**Short problem**
Can you copy out the data exactly? Leave the images out.

-- Provided material start --

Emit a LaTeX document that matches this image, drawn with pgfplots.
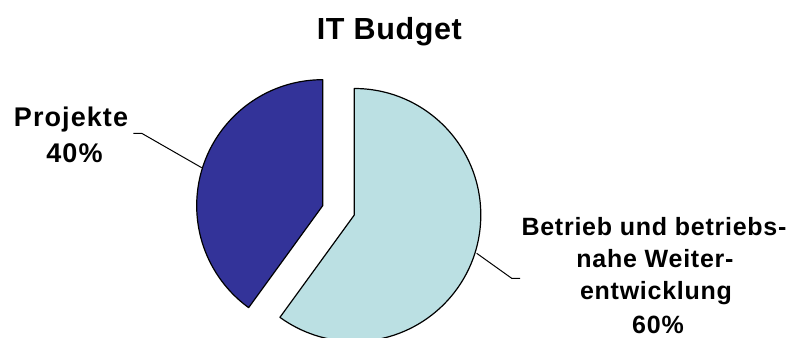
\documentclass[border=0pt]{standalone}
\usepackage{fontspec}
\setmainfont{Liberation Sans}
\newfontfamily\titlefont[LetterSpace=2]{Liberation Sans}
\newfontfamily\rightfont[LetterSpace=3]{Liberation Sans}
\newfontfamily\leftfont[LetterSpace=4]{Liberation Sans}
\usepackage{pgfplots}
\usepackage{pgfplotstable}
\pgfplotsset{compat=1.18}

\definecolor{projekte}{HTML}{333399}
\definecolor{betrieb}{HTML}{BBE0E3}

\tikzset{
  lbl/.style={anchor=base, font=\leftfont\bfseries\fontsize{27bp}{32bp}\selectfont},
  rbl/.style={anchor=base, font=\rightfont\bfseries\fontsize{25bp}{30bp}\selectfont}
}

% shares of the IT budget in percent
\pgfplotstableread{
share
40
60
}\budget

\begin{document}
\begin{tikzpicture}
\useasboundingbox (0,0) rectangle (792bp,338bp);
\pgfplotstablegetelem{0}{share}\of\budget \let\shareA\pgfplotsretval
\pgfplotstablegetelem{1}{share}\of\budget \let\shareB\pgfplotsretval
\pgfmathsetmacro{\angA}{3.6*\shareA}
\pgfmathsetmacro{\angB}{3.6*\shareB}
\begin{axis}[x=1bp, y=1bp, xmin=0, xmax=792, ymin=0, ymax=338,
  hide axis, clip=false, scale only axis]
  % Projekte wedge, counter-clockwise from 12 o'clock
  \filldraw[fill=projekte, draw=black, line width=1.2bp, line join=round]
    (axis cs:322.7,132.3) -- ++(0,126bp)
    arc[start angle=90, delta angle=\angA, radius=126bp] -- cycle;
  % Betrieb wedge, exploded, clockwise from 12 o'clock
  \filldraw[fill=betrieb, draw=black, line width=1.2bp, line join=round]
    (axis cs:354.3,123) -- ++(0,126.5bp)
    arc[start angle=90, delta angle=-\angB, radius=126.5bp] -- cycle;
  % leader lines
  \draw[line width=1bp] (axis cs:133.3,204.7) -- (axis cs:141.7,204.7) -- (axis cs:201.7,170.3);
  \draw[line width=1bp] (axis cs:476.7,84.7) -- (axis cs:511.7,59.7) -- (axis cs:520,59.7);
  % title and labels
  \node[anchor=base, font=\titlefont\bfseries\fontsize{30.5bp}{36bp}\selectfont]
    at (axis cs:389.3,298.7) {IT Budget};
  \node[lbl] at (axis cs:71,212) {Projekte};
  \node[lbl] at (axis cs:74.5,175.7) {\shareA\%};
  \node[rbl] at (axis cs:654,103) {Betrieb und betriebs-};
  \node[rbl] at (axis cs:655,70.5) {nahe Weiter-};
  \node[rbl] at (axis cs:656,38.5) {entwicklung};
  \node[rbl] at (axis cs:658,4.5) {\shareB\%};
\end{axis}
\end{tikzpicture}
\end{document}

-- Provided material end --

**Response to the exercise**
Emit a LaTeX document that matches this image, drawn with pgfplots.
\documentclass[border=0pt]{standalone}
\usepackage{fontspec}
\setmainfont{Liberation Sans}
\newfontfamily\titlefont[LetterSpace=2]{Liberation Sans}
\newfontfamily\rightfont[LetterSpace=3]{Liberation Sans}
\newfontfamily\leftfont[LetterSpace=4]{Liberation Sans}
\usepackage{pgfplots}
\usepackage{pgfplotstable}
\pgfplotsset{compat=1.18}

\definecolor{projekte}{HTML}{333399}
\definecolor{betrieb}{HTML}{BBE0E3}

\tikzset{
  lbl/.style={anchor=base, font=\leftfont\bfseries\fontsize{27bp}{32bp}\selectfont},
  rbl/.style={anchor=base, font=\rightfont\bfseries\fontsize{25bp}{30bp}\selectfont}
}

% shares of the IT budget in percent
\pgfplotstableread{
share
40
60
}\budget

\begin{document}
\begin{tikzpicture}
\useasboundingbox (0,0) rectangle (792bp,338bp);
\pgfplotstablegetelem{0}{share}\of\budget \let\shareA\pgfplotsretval
\pgfplotstablegetelem{1}{share}\of\budget \let\shareB\pgfplotsretval
\pgfmathsetmacro{\angA}{3.6*\shareA}
\pgfmathsetmacro{\angB}{3.6*\shareB}
\begin{axis}[x=1bp, y=1bp, xmin=0, xmax=792, ymin=0, ymax=338,
  hide axis, clip=false, scale only axis]
  % Projekte wedge, counter-clockwise from 12 o'clock
  \filldraw[fill=projekte, draw=black, line width=1.2bp, line join=round]
    (axis cs:322.7,132.3) -- ++(0,126bp)
    arc[start angle=90, delta angle=\angA, radius=126bp] -- cycle;
  % Betrieb wedge, exploded, clockwise from 12 o'clock
  \filldraw[fill=betrieb, draw=black, line width=1.2bp, line join=round]
    (axis cs:354.3,123) -- ++(0,126.5bp)
    arc[start angle=90, delta angle=-\angB, radius=126.5bp] -- cycle;
  % leader lines
  \draw[line width=1bp] (axis cs:133.3,204.7) -- (axis cs:141.7,204.7) -- (axis cs:201.7,170.3);
  \draw[line width=1bp] (axis cs:476.7,84.7) -- (axis cs:511.7,59.7) -- (axis cs:520,59.7);
  % title and labels
  \node[anchor=base, font=\titlefont\bfseries\fontsize{30.5bp}{36bp}\selectfont]
    at (axis cs:389.3,298.7) {IT Budget};
  \node[lbl] at (axis cs:71,212) {Projekte};
  \node[lbl] at (axis cs:74.5,175.7) {\shareA\%};
  \node[rbl] at (axis cs:654,103) {Betrieb und betriebs-};
  \node[rbl] at (axis cs:655,70.5) {nahe Weiter-};
  \node[rbl] at (axis cs:656,38.5) {entwicklung};
  \node[rbl] at (axis cs:658,4.5) {\shareB\%};
\end{axis}
\end{tikzpicture}
\end{document}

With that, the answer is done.